If he makes the same degree of improvement this year that he did last year -- a leap that Bailey has said Moore can achieve -- he'll ascend to a Pro Bowl level. That's familiar territory for Broncos safeties; if he makes it there, he'll join the company of Brian Dawkins, John Lynch, Steve Atwater, Tyrone Braxton, Dennis Smith and Billy Thompson, all of whom made the Pro Bowl at safety. Throw in original Ring of Famer Goose Gonsoulin, a four-time AFL All-Star participant, and you have a lineage that spans the club's history.
This is the company Moore wants to keep.
"It reminds me of when I came into UCLA with the safety tradition that we had, with Kenny Easley and Eric Turner and Matt Darby and Shaun Williams and Chris Horton and James Washington," Moore said. "That motivated me to want to be a great, to come out of UCLA. So, it motivates me now to be here as well."
The visual evidence of the Broncos' safety legacy is in the position meeting rooms, where pictures of Denver's Pro Bowlers at each position are displayed.
"Every time I go to the to the defensive backs room I see all the Pro Bowlers and all the big-time safeties," Moore said. "I want to be up there."
To get there, he listened to Dawkins when the two were teammates in 2011, and also talks to Lynch. Both are the type of old-school players whose mindset and play Moore adores.
"I've been talking to (Lynch) since I came in as a rookie," said Moore, who grew up a fan of Lynch's first team, the Tampa Bay Buccaneers. "He's always staying after practice (when he visits Dove Valley) and helping me out with a few things and telling me, 'OK, Rahim, you need to do this; you need to do that.'
"I'm like a sponge every time he talks to me. He's a tremendous guy and he's one of the best ever. So, to make that leap like (Bailey) was saying, you have to learn from those who have been there and done that."
Looking legends in the eye, asking questions and heeding their advice is part of the process. Putting in the grueling hours required is another. The defensive backs last year began arriving at Dove Valley before sunrise to watch tape; those pre-dawn meetings are on this year's schedule, as well, beginning Sunday, when Moore said he arrived before 6 a.m.
Those meetings, along with the summer practices, have helped Moore and a re-shuffled secondary hone their communication. If Bailey doesn't play Thursday, the defensive backfield will feature two new starters in Rodgers-Cromartie and Ihenacho, but Moore believes this will not be a problem.

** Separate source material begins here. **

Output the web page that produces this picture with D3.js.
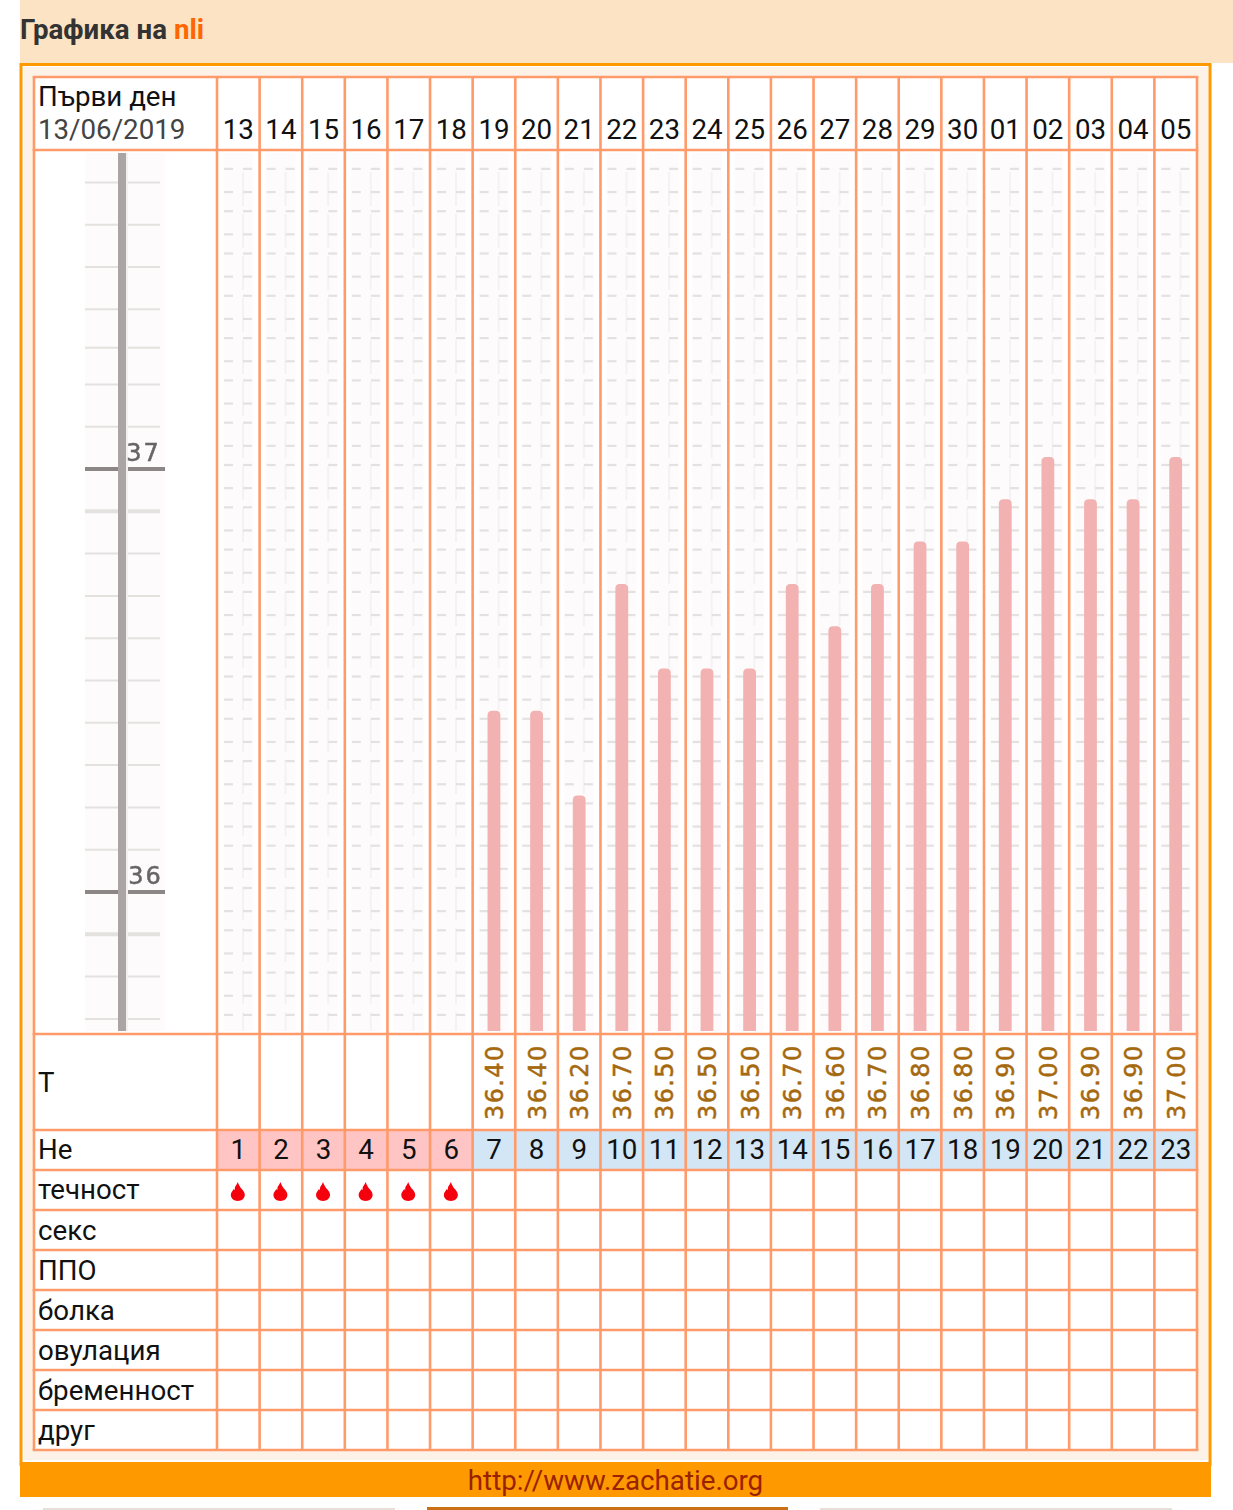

"It's getting better, actually, because one thing about going out there each and every week is repetition and we've all been repping," Moore said. "It's the same thing if I go to corner and Chris (Harris) goes to safety. Well, we all know the terminology of corner, safety, everything around the whole defense. So, that's the good thing about it.
"We've all been in the room for a few years now. But Rodgers-Cromartie feels like he's been here since I've been here. So, you know, we have a great group."

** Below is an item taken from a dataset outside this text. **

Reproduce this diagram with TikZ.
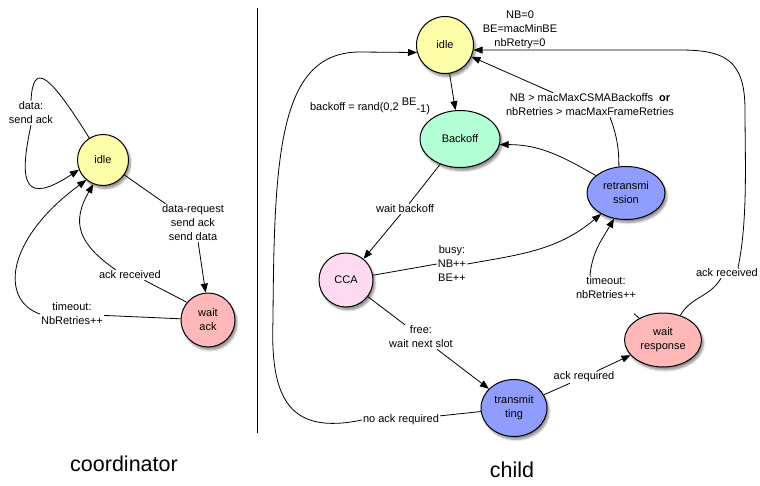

It's a group of players that can look each other in the eye -- but can communicate in the noisy tumult of game day with a gesture or a nod. It's a group that could be the focal point of the defense if a pass rush rocked by a free-agent departure and a suspension can't replicate its 2012 form.
And it's a group that will lean on Moore, who in year three, has never been more willing to look a teammate in the eyes, get to the point and lead by example.
"I don't want to be mediocre," he said. "I don't want to just be a guy. I want to be a playmaker for this defense."
And if he is, the man who wants to communicate eye-to-eye will be the eye of what the Broncos hope is a hurricane-strength defense.